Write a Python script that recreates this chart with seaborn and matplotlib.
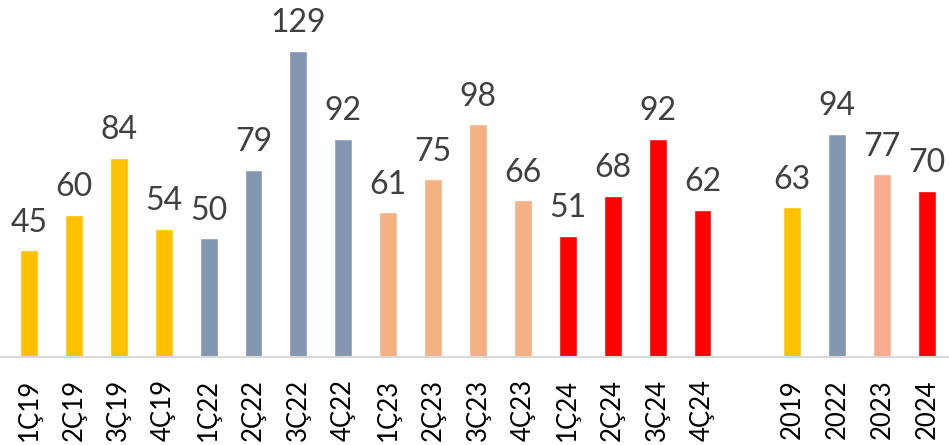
import numpy as np
import pandas as pd
import matplotlib
matplotlib.use("Agg")
import matplotlib.pyplot as plt
import seaborn as sns

# quarterly and yearly values
categories = ['1Ç19', '2Ç19', '3Ç19', '4Ç19',
              '1Ç22', '2Ç22', '3Ç22', '4Ç22',
              '1Ç23', '2Ç23', '3Ç23', '4Ç23',
              '1Ç24', '2Ç24', '3Ç24', '4Ç24',
              '2019', '2022', '2023', '2024']
values = [45, 60, 84, 54,
          50, 79, 129, 92,
          61, 75, 98, 66,
          51, 68, 92, 62,
          63, 94, 77, 70]
# slot positions: one empty slot between quarters and years
positions = list(range(16)) + [17, 18, 19, 20]
bar_colors = ['#FFC000'] * 4 + ['#8497B0'] * 4 + ['#F4B183'] * 4 + ['#FF0000'] * 4 \
    + ['#FFC000', '#8497B0', '#F9AD8E', '#FF0000']

df = pd.DataFrame({'pos': positions, 'value': values, 'cat': categories})

sns.set_style('white')
plt.rcParams['font.family'] = ['Lato', 'DejaVu Sans']

fig = plt.figure(figsize=(9.49, 4.45), dpi=100)
ax = fig.add_axes([0.0, 0.198, 1.0, 0.802])

sns.barplot(data=df, x='pos', y='value', hue='cat', hue_order=categories,
            palette=bar_colors, native_scale=True, width=0.4, dodge=False,
            legend=False, ax=ax, saturation=1)

for cont in ax.containers:
    ax.bar_label(cont, fmt='%d', padding=9, fontsize=23, color='#404040')

ax.set_xlim(-0.646, 20.49)
ax.set_ylim(0, 150.5)
ax.set_xticks(positions)
ax.set_xticklabels(categories, rotation=90, fontsize=18.5, color='black')
ax.tick_params(axis='x', length=0, pad=16)
ax.set_yticks([])
ax.set_xlabel('')
ax.set_ylabel('')
for s in ['left', 'right', 'top']:
    ax.spines[s].set_visible(False)
ax.spines['bottom'].set_color('#D9D9D9')
ax.spines['bottom'].set_linewidth(1.5)

fig.savefig('out.png', dpi=100)
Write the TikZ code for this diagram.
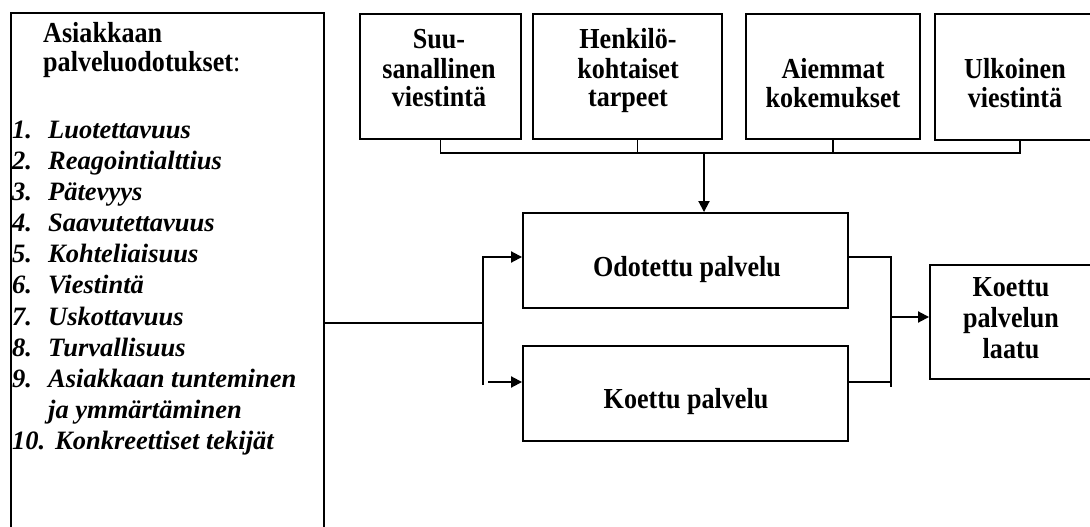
\documentclass[tikz,border=0pt]{standalone}
\usepackage{fontspec}
\setmainfont{Liberation Serif}
\newfontfamily\boxfont{Liberation Serif}[FakeStretch=0.9]
\usetikzlibrary{arrows.meta}
\tikzset{
  box/.style={draw, line width=1.9pt, rectangle, inner sep=0pt},
  txt/.style={inner sep=0pt, font=\fontsize{29}{29}\selectfont\boxfont\bfseries},
  listtxt/.style={inner sep=0pt, font=\fontsize{26.5}{31.2}\selectfont\bfseries\itshape},
  link/.style={line width=1.9pt},
  arr/.style={line width=1.9pt, -{Triangle[length=11pt,width=11pt]}}
}
\begin{document}
\begin{tikzpicture}[x=1pt, y=-1pt]
\useasboundingbox (0,0) rectangle (1090,527);

% boxes
\node[box, minimum width=313pt, minimum height=527pt] (L) at (167.5,276.5) {};
\node[box, minimum width=161pt, minimum height=125pt] (B1) at (440.5,76.5) {};
\node[box, minimum width=189pt, minimum height=125pt] (B2) at (627.5,76.5) {};
\node[box, minimum width=174pt, minimum height=125pt] (B3) at (833,76.5) {};
\node[box, minimum width=170pt, minimum height=126pt] (B4) at (1020,77) {};
\node[box, minimum width=325pt, minimum height=95pt] (O) at (685.5,260.5) {};
\node[box, minimum width=325pt, minimum height=95pt] (K) at (685.5,393.5) {};
\node[box, minimum width=180pt, minimum height=114pt] (Q) at (1020,322) {};

% texts
\node[txt, anchor=base west] (Lt) at (43,43)
  {\begin{tabular}[t]{@{}l@{}}Asiakkaan\\ palveluodotukset{\mdseries :}\end{tabular}};
\node[listtxt, anchor=base west] (Ll) at (12,138)
  {\begin{tabular}[t]{@{}l@{}}
   \makebox[36pt][l]{1.}Luotettavuus\\
   \makebox[36pt][l]{2.}Reagointialttius\\
   \makebox[36pt][l]{3.}Pätevyys\\
   \makebox[36pt][l]{4.}Saavutettavuus\\
   \makebox[36pt][l]{5.}Kohteliaisuus\\
   \makebox[36pt][l]{6.}Viestintä\\
   \makebox[36pt][l]{7.}Uskottavuus\\
   \makebox[36pt][l]{8.}Turvallisuus\\
   \makebox[36pt][l]{9.}Asiakkaan tunteminen\\
   \makebox[36pt][l]{}ja ymmärtäminen\\
   \makebox[43pt][l]{10.}Konkreettiset tekijät
  \end{tabular}};
\node[txt, anchor=base] (B1t) at (439,49)
  {\begin{tabular}[t]{@{}c@{}}Suu-\\ sanallinen\\ viestintä\end{tabular}};
\node[txt, anchor=base] (B2t) at (628,49)
  {\begin{tabular}[t]{@{}c@{}}Henkilö-\\ kohtaiset\\ tarpeet\end{tabular}};
\node[txt, anchor=base] (B3t) at (833,78)
  {\begin{tabular}[t]{@{}c@{}}Aiemmat\\ kokemukset\end{tabular}};
\node[txt, anchor=base] (B4t) at (1015,78)
  {\begin{tabular}[t]{@{}c@{}}Ulkoinen\\ viestintä\end{tabular}};
\node[txt, anchor=base] (Ot) at (687,276) {Odotettu palvelu};
\node[txt, anchor=base] (Kt) at (686,408) {Koettu palvelu};
\node[txt, anchor=base, font=\fontsize{29}{31}\selectfont\boxfont\bfseries] (Qt) at (1011,296)
  {\begin{tabular}[t]{@{}c@{}}Koettu\\ palvelun\\ laatu\end{tabular}};

% collecting line under the top boxes
\coordinate (bus) at (704,153);
\draw[link] (B1.south) -- (B1.south |- bus) -- (B4.south |- bus) -- (B4.south);
\draw[link] ([xshift=10pt]B2.south) -- ([xshift=10pt]B2.south |- bus);
\draw[link] (B3.south) -- (B3.south |- bus);
\draw[arr] (bus) -- (bus |- O.north);

% split from the list box
\coordinate (split) at (483,323);
\coordinate (splitBot) at (483,385);
\draw[link] (L.east |- split) -- (split);
\draw[arr] (splitBot) -- (split) |- ([yshift=3.5pt]O.west);
\coordinate (kin) at (488,382);
\draw[arr] (kin) -- (kin -| K.west);

% join towards the quality box
\coordinate (joinTop) at (891,257);
\coordinate (joinBot) at (891,387);
\coordinate (join) at (891,317);
\draw[link] ([yshift=3.5pt]O.east) -- (joinTop) -- (joinBot);
\draw[link] ([yshift=11.5pt]K.east) -- ([yshift=11.5pt]K.east -| joinBot);
\draw[arr] (join) -- (join -| Q.west);
\end{tikzpicture}
\end{document}
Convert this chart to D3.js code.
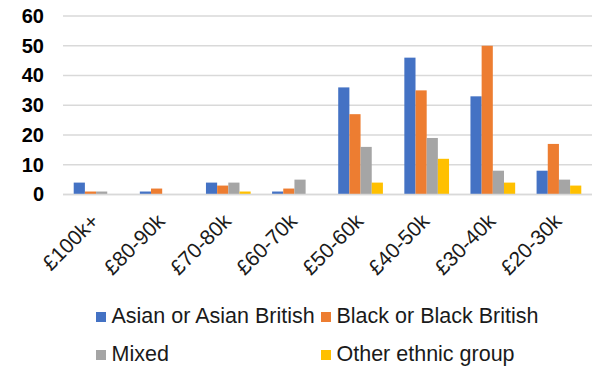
<!DOCTYPE html>
<html>
<head>
<meta charset="utf-8">
<script src="https://cdn.jsdelivr.net/npm/d3@7/dist/d3.min.js"></script>
<style>
  html, body { margin: 0; padding: 0; background: #fff; }
  svg { display: block; font-family: "Liberation Sans", Arial, sans-serif; }
</style>
</head>
<body>
<svg id="chart" width="603" height="368"></svg>
<script>
// Salary bands and counts per ethnic group
const categories = ["£100k+", "£80-90k", "£70-80k", "£60-70k", "£50-60k", "£40-50k", "£30-40k", "£20-30k"];
const seriesNames = ["Asian or Asian British", "Black or Black British", "Mixed", "Other ethnic group"];
const asian  = [4, 1, 4, 1, 36, 46, 33, 8];
const black  = [1, 2, 3, 2, 27, 35, 50, 17];
const mixed  = [1, 0, 4, 5, 16, 19, 8, 5];
const other  = [0, 0, 1, 0, 4, 12, 4, 3];
const yTicks = [0, 10, 20, 30, 40, 50, 60];
const colors = ["#4472C4", "#ED7D31", "#A5A5A5", "#FFC000"];

const seriesValues = [asian, black, mixed, other];
const rows = categories.map((c, i) => ({
  cat: c,
  values: seriesNames.map((s, j) => ({ series: s, value: seriesValues[j][i] }))
}));

const svg = d3.select("#chart");
const plot = { left: 63, right: 592, top: 16, bottom: 194.5 };

const x0 = d3.scaleBand().domain(categories).range([plot.left, plot.right])
  .paddingInner(0.324).paddingOuter(0.162);
const x1 = d3.scaleBand().domain(seriesNames).range([0, x0.bandwidth()]);
const y = d3.scaleLinear().domain([0, 60]).range([plot.bottom, plot.top]);
const color = d3.scaleOrdinal().domain(seriesNames).range(colors);

// Horizontal gridlines
svg.append("g")
  .selectAll("line")
  .data(yTicks)
  .join("line")
  .attr("x1", plot.left).attr("x2", plot.right)
  .attr("y1", d => y(d)).attr("y2", d => y(d))
  .attr("stroke", "#d9d9d9")
  .attr("stroke-width", 1.4);

// Y axis labels
const yAxis = svg.append("g")
  .attr("transform", `translate(${plot.left},0)`)
  .call(d3.axisLeft(y).tickValues(yTicks).tickSize(0).tickPadding(19));
yAxis.select(".domain").remove();
yAxis.selectAll("text")
  .attr("font-size", 20)
  .attr("font-weight", "bold")
  .attr("fill", "#000")
  .attr("font-family", "Liberation Sans, Arial, sans-serif");

// Bars
svg.append("g")
  .selectAll("g")
  .data(rows)
  .join("g")
  .attr("transform", d => `translate(${x0(d.cat)},0)`)
  .selectAll("rect")
  .data(d => d.values)
  .join("rect")
  .attr("x", d => x1(d.series))
  .attr("width", x1.bandwidth())
  .attr("y", d => y(d.value))
  .attr("height", d => y(0) - y(d.value))
  .attr("fill", d => color(d.series));

// Baseline
svg.append("line")
  .attr("x1", plot.left).attr("x2", plot.right)
  .attr("y1", y(0)).attr("y2", y(0))
  .attr("stroke", "#d9d9d9")
  .attr("stroke-width", 1.6);

// Rotated category labels
const xAxis = svg.append("g")
  .attr("transform", `translate(0,${plot.bottom})`)
  .call(d3.axisBottom(x0).tickSize(0).tickPadding(0));
xAxis.select(".domain").remove();
xAxis.selectAll("text")
  .attr("font-size", 21)
  .attr("fill", "#1a1a1a")
  .attr("font-family", "Liberation Sans, Arial, sans-serif")
  .attr("text-anchor", "end")
  .attr("dy", 0)
  .attr("y", 0)
  .attr("transform", "translate(4,28) rotate(-45)");

// Legend: two rows, two columns
const legendPos = [
  { x: 96, y: 312 }, { x: 321, y: 312 },
  { x: 96, y: 350 }, { x: 321, y: 350 }
];
const legend = svg.append("g")
  .selectAll("g")
  .data(seriesNames)
  .join("g")
  .attr("transform", (d, i) => `translate(${legendPos[i].x},${legendPos[i].y})`);
legend.append("rect")
  .attr("width", 10).attr("height", 10)
  .attr("fill", d => color(d));
legend.append("text")
  .attr("x", 15.5).attr("y", 11)
  .attr("font-size", 21.5)
  .attr("fill", "#1a1a1a")
  .text(d => d);
</script>
</body>
</html>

══════════

Would you restate, exactly and with no pictures, the lines of the entries above from the one containing "Convert this chart to D3.js code." through the one containing "16, bottom: 194.5"?

Convert this chart to D3.js code.
<!DOCTYPE html>
<html>
<head>
<meta charset="utf-8">
<script src="https://cdn.jsdelivr.net/npm/d3@7/dist/d3.min.js"></script>
<style>
  html, body { margin: 0; padding: 0; background: #fff; }
  svg { display: block; font-family: "Liberation Sans", Arial, sans-serif; }
</style>
</head>
<body>
<svg id="chart" width="603" height="368"></svg>
<script>
// Salary bands and counts per ethnic group
const categories = ["£100k+", "£80-90k", "£70-80k", "£60-70k", "£50-60k", "£40-50k", "£30-40k", "£20-30k"];
const seriesNames = ["Asian or Asian British", "Black or Black British", "Mixed", "Other ethnic group"];
const asian  = [4, 1, 4, 1, 36, 46, 33, 8];
const black  = [1, 2, 3, 2, 27, 35, 50, 17];
const mixed  = [1, 0, 4, 5, 16, 19, 8, 5];
const other  = [0, 0, 1, 0, 4, 12, 4, 3];
const yTicks = [0, 10, 20, 30, 40, 50, 60];
const colors = ["#4472C4", "#ED7D31", "#A5A5A5", "#FFC000"];

const seriesValues = [asian, black, mixed, other];
const rows = categories.map((c, i) => ({
  cat: c,
  values: seriesNames.map((s, j) => ({ series: s, value: seriesValues[j][i] }))
}));

const svg = d3.select("#chart");
const plot = { left: 63, right: 592, top: 16, bottom: 194.5 };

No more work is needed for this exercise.